पुगन्तलघूपधस्य च। ७.३.८६
pugantalaghūpadhasya ca (7.3.86)
And [the last ik vowel of an aṅga] ending with pu̐k or whose upadhā (penultimate sound) is laghu (a light syllable) [is replaced with guṇa when followed by a sārvadhātuka or ārdhadhātuka suffix].
But if they have ñ or ṇ as it letters, they can cause vṛddhi changes instead:
The ṛ of mṛj [as an aṅga] becomes vṛddhi.
अचो ञ्णिति। ७.२.११५
aco ñṇiti (7.2.115)
The ac [of an aṅga becomes vṛddhi] if followed by ñit or ṇit.
अत उपधायाः। ७.२.११६
ata upadhāyāḥ (7.2.116)
The penultimate at [of an aṅga becomes vṛddhi if followed by ñit or ṇit].
And as a reminder, guṇa and vṛddhi substitutions are defined only for specific vowels:
इको गुणवृद्धी। १.१.३
iko guṇavṛddhī (1.1.3)
guṇa and vṛddhi replace the ik vowels,
And they are blocked if the pratyaya has k or ṅ as an it letter:
क्ङिति च। १.१.५
kṅiti ca (1.1.5)
but [not] when followed by [terms that are] kit or ṅit.
Sometimes, an i vowel will be added between the dhātu and the pratyaya:
भू + तुम् → भवितुम्
bhū + tum → bhavitum
This i vowel is called iṭ (not to be confused with it, which refers to the “tag” letters on a term in upadeśa). Certain roots use iṭ, certain roots don't, and some roots use it optionally.
The specific rules for using iṭ are complex and detailed, but two rules sum up the general idea. Generally, any ārdhadhātuka suffix that starts with a consonant other than y will use iṭ:
ārdhadhātukasya iṭ val-ādeḥ
[iṭ is added] to an ārdhadhātuka (pratyaya) that starts with val (any consonant other than y).

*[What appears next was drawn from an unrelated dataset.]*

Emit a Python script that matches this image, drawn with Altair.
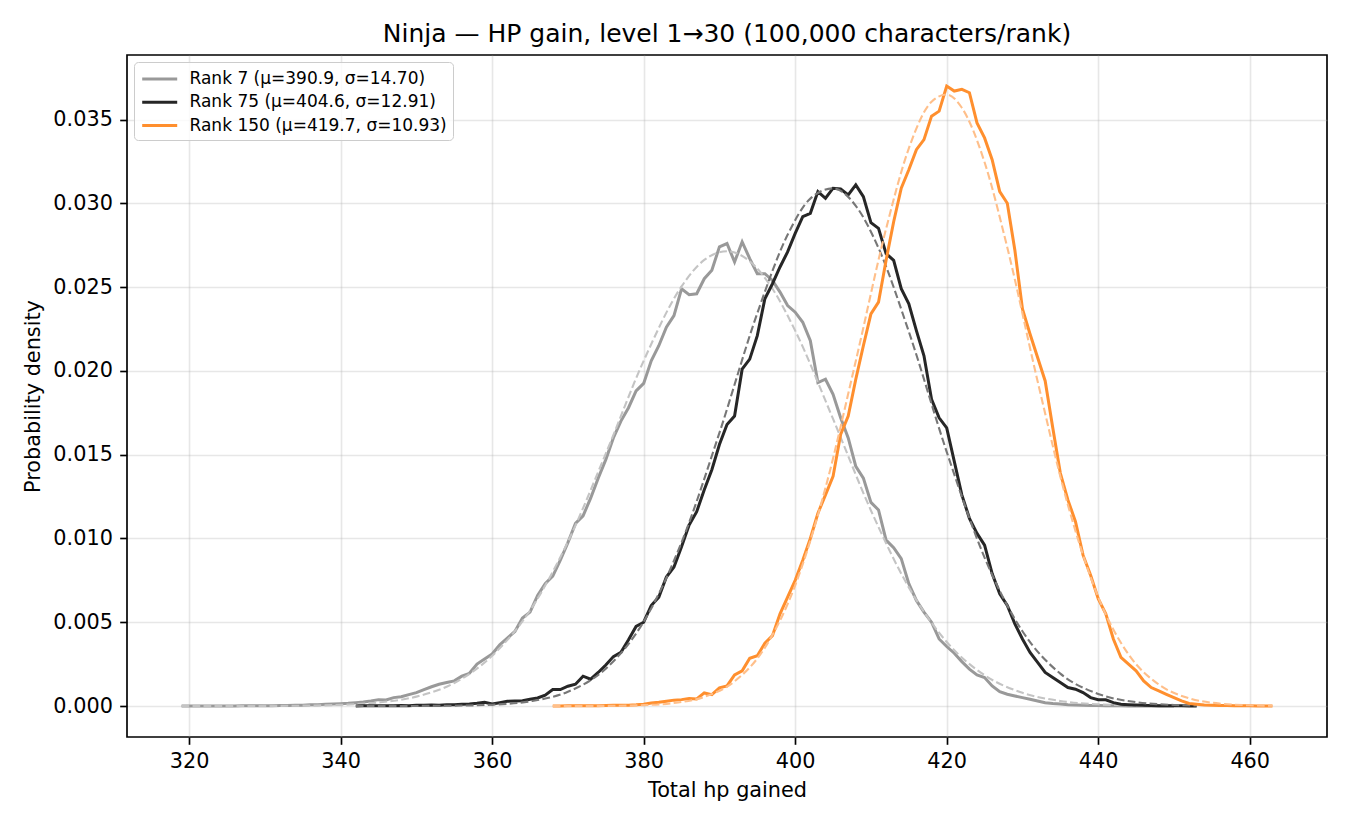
import altair as alt
import pandas as pd

FONT = "DejaVu Sans"

labels = ["Rank 7 (μ=390.9, σ=14.70)", "Rank 75 (μ=404.6, σ=12.91)", "Rank 150 (μ=419.7, σ=10.93)"]
line_colors = ["#999999", "#262626", "#ff8f2e"]
fit_colors = ["#c4c4c4", "#777777", "#ffbf8a"]

x_ticks = [320, 340, 360, 380, 400, 420, 440, 460]
y_ticks = [0.0, 0.005, 0.010, 0.015, 0.020, 0.025, 0.030, 0.035]

# empirical densities (one value per hp)
rank7_start = 319
rank7_density = [
    0, 0, 0, 0, 0, 0, 0, 0,
    0.00001, 0.00001, 0.00001,
    0.00002, 0.00002, 0.00003, 0.00003, 0.00005, 0.00004, 0.00007, 0.00008, 0.00010, 0.00012,
    0.00014, 0.00016, 0.00020, 0.00024, 0.00030, 0.00038, 0.00036, 0.00050, 0.00055, 0.00068,
    0.00080, 0.00098, 0.00115, 0.00130, 0.00140, 0.00150, 0.00178, 0.00195, 0.00250, 0.00280,
    0.00310, 0.00365, 0.00405, 0.00445, 0.00525, 0.00560, 0.00660, 0.00730, 0.00775, 0.00870,
    0.00975, 0.01090, 0.01135, 0.01240, 0.01360, 0.01470, 0.01600, 0.01700, 0.01780, 0.01880,
    0.01925, 0.02060, 0.02150, 0.02260, 0.02330, 0.02490, 0.02455, 0.02460, 0.02550, 0.02600,
    0.02740, 0.02760, 0.02650, 0.02770, 0.02670, 0.02580, 0.02580, 0.02540, 0.02470, 0.02390,
    0.02350, 0.02290, 0.02180, 0.01930, 0.01950, 0.01860, 0.01720, 0.01600, 0.01430, 0.01360,
    0.01215, 0.01170, 0.00990, 0.00945, 0.00880, 0.00730, 0.00630, 0.00560, 0.00500, 0.00400,
    0.00355, 0.00315, 0.00265, 0.00220, 0.00185, 0.00170, 0.00120, 0.00085, 0.00070, 0.00060,
    0.00050, 0.00040, 0.00030, 0.00020, 0.00015, 0.00012, 0.00008, 0.00006, 0.00004, 0.00003,
    0.00003, 0.00002, 0.00001, 0.00001, 0, 0, 0, 0, 0, 0, 0,
]

rank75_start = 342
rank75_density = [
    0.00000, 0.00001, 0.00001, 0.00002, 0.00001, 0.00002, 0.00003, 0.00002,
    0.00004, 0.00004, 0.00006, 0.00005, 0.00008, 0.00008, 0.00010, 0.00012, 0.00016, 0.00022,
    0.00012, 0.00020, 0.00028, 0.00030, 0.00032, 0.00040, 0.00048, 0.00065, 0.00098, 0.00098,
    0.00118, 0.00130, 0.00178, 0.00160, 0.00200, 0.00245, 0.00295, 0.00320, 0.00395, 0.00475,
    0.00500, 0.00600, 0.00650, 0.00770, 0.00830, 0.00950, 0.01080, 0.01160, 0.01290, 0.01410,
    0.01560, 0.01680, 0.01730, 0.02010, 0.02070, 0.02210, 0.02430, 0.02520, 0.02620, 0.02710,
    0.02820, 0.02920, 0.02940, 0.03070, 0.03030, 0.03090, 0.03085, 0.03050, 0.03110, 0.03040,
    0.02885, 0.02850, 0.02700, 0.02660, 0.02490, 0.02400, 0.02240, 0.02090, 0.01830, 0.01720,
    0.01660, 0.01460, 0.01260, 0.01120, 0.01030, 0.00960, 0.00790, 0.00670, 0.00600, 0.00490,
    0.00400, 0.00320, 0.00260, 0.00200, 0.00170, 0.00140, 0.00110, 0.00100, 0.00080, 0.00050,
    0.00038, 0.00037, 0.00020, 0.00010, 0.00008, 0.00006, 0.00004, 0.00003, 0.00002, 0.00002,
    0.00001, 0.00001, 0.00000, 0.00000,
]

rank150_start = 368
rank150_density = [
    0.00000, 0.00000, 0.00001, 0.00001, 0.00001, 0.00002, 0.00002, 0.00003, 0.00004, 0.00004, 0.00005, 0.00007,
    0.00010, 0.00018, 0.00022, 0.00028, 0.00035, 0.00038, 0.00045, 0.00042, 0.00078, 0.00068,
    0.00108, 0.00120, 0.00185, 0.00210, 0.00285, 0.00300, 0.00375, 0.00420, 0.00550, 0.00650,
    0.00750, 0.00870, 0.01000, 0.01150, 0.01260, 0.01370, 0.01620, 0.01730, 0.01950, 0.02150,
    0.02340, 0.02410, 0.02660, 0.02890, 0.03090, 0.03200, 0.03320, 0.03380, 0.03520, 0.03550,
    0.03700, 0.03670, 0.03680, 0.03660, 0.03480, 0.03390, 0.03260, 0.03070, 0.03000, 0.02720,
    0.02370, 0.02220, 0.02080, 0.01940, 0.01660, 0.01390, 0.01230, 0.01100, 0.00900, 0.00780,
    0.00640, 0.00550, 0.00400, 0.00290, 0.00250, 0.00210, 0.00150, 0.00110, 0.00090, 0.00070,
    0.00050, 0.00030, 0.00015, 0.00010, 0.00006, 0.00005, 0.00003, 0.00003, 0.00002, 0.00001,
    0.00001, 0.00000, 0.00000, 0.00000,
]

# dashed normal-fit curves, read at sample points
rank7_fit_x = [319, 325, 330, 335, 340, 345, 350, 355, 360, 365, 370, 375, 380, 385, 388, 391,
               394, 397, 400, 405, 410, 415, 420, 425, 430, 435, 440, 445, 450]
rank7_fit_y = [0.0000002, 0.0000012, 0.000005, 0.00002, 0.000068, 0.00021, 0.00056, 0.00137,
               0.0030, 0.0057, 0.0098, 0.01506, 0.0206, 0.02504, 0.02662, 0.02714, 0.02654,
               0.0249, 0.0224, 0.01713, 0.01167, 0.00708, 0.00382, 0.00184, 0.00079, 0.0003,
               0.0001, 0.00003, 0.000008]

rank75_fit_x = [342, 345, 350, 355, 360, 365, 370, 375, 380, 385, 390, 395, 399, 402, 405, 408,
                411, 415, 420, 425, 430, 435, 440, 445, 450, 453]
rank75_fit_y = [0.0000002, 0.0000007, 0.000004, 0.000019, 0.000079, 0.00028, 0.00085, 0.00223,
                0.00503, 0.00976, 0.0163, 0.02344, 0.02812, 0.03028, 0.03089, 0.02985, 0.02733,
                0.02234, 0.01517, 0.00886, 0.00446, 0.00193, 0.00072, 0.00023, 0.000064, 0.000027]

rank150_fit_x = [368, 372, 376, 380, 384, 388, 392, 396, 400, 404, 408, 412, 415, 418, 420, 422,
                 425, 428, 432, 436, 440, 444, 448, 452, 456, 460, 463]
rank150_fit_y = [0.0000005, 0.0000027, 0.000012, 0.00005, 0.000176, 0.000545, 0.00147, 0.00348,
                 0.0072, 0.01302, 0.02059, 0.02848, 0.03328, 0.03606, 0.03649, 0.0357, 0.03245,
                 0.02736, 0.01938, 0.012, 0.0065, 0.00308, 0.00128, 0.00046, 0.000147, 0.000041,
                 0.000014]

starts = [rank7_start, rank75_start, rank150_start]
dens = [rank7_density, rank75_density, rank150_density]
fits = [(rank7_fit_x, rank7_fit_y), (rank75_fit_x, rank75_fit_y), (rank150_fit_x, rank150_fit_y)]

emp_rows = []
for lab, s, d in zip(labels, starts, dens):
    for i, v in enumerate(d):
        emp_rows.append({"series": lab, "hp": s + i, "density": v})
emp_df = pd.DataFrame(emp_rows)

fit_rows = []
for lab, (fx, fy) in zip(labels, fits):
    for a, b in zip(fx, fy):
        fit_rows.append({"series": lab, "hp": a, "density": b})
fit_df = pd.DataFrame(fit_rows)

x_enc = alt.X(
    "hp:Q",
    scale=alt.Scale(domain=[311.8, 470.2], nice=False, zero=False),
    axis=alt.Axis(values=x_ticks, title="Total hp gained", format="d"),
)
y_enc = alt.Y(
    "density:Q",
    scale=alt.Scale(domain=[-0.00185, 0.03885], nice=False, zero=False),
    axis=alt.Axis(values=y_ticks, title="Probability density", format=".3f"),
)

color_enc = alt.Color(
    "series:N",
    scale=alt.Scale(domain=labels, range=line_colors),
    sort=labels,
    legend=alt.Legend(
        title=None,
        orient="none",
        legendX=7,
        legendY=7,
        symbolType="M-0.88,0L2.62,0",
        symbolSize=400,
        symbolStrokeWidth=3,
        labelOffset=27,
        labelLimit=0,
        rowPadding=3.3,
        padding=5.5,
        labelFont=FONT,
        labelFontSize=17,
        labelColor="#000000",
        strokeColor="#cccccc",
        fillColor="rgba(255,255,255,0.8)",
        cornerRadius=4,
    ),
)

layers = []
for lab, fc in zip(labels, fit_colors):
    solid = (
        alt.Chart(emp_df)
        .transform_filter(alt.datum.series == lab)
        .mark_line(strokeWidth=3)
        .encode(x=x_enc, y=y_enc, color=color_enc)
    )
    dashed = (
        alt.Chart(fit_df)
        .transform_filter(alt.datum.series == lab)
        .mark_line(strokeWidth=2.1, strokeDash=[7.7, 3.3], color=fc, interpolate="monotone")
        .encode(x=x_enc, y=y_enc)
    )
    layers += [solid, dashed]

chart = (
    alt.layer(*layers)
    .properties(
        width=1200,
        height=682,
        background="#ffffff",
        autosize=alt.AutoSizeParams(type="none"),
        padding={"left": 119, "top": 47, "right": 15, "bottom": 80},
        title=alt.TitleParams(
            "Ninja — HP gain, level 1→30 (100,000 characters/rank)",
            font=FONT,
            fontSize=25,
            fontWeight="normal",
            color="#000000",
            anchor="middle",
            offset=8,
        ),
    )
    .configure_view(stroke="#000000", strokeWidth=1.67)
    .configure_axis(
        domain=False,
        grid=True,
        gridColor="#b0b0b0",
        gridOpacity=0.3,
        gridWidth=1.6,
        tickColor="#000000",
        tickWidth=1.67,
        tickSize=7.3,
        labelPadding=7.3,
        labelFont=FONT,
        labelFontSize=20.8,
        labelColor="#000000",
        titleFont=FONT,
        titleFontSize=20.8,
        titleFontWeight="normal",
        titleColor="#000000",
        titlePadding=9,
    )
)

chart.save("out.html", embed_options={"renderer": "svg", "actions": False})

But if the dhātu has an anudātta accent in its upadeśa form, then iṭ is not used:
एकाच उपदेशेऽनुदात्तात्। ७.२.१०
ekāca upadeśe'nudāttāt (7.2.10)
eka-acaḥ upadeśe anudāttāt
After [a dhātu] that has exactly one vowel and that has an anudātta accent in upadeśa, [iṭ is not used].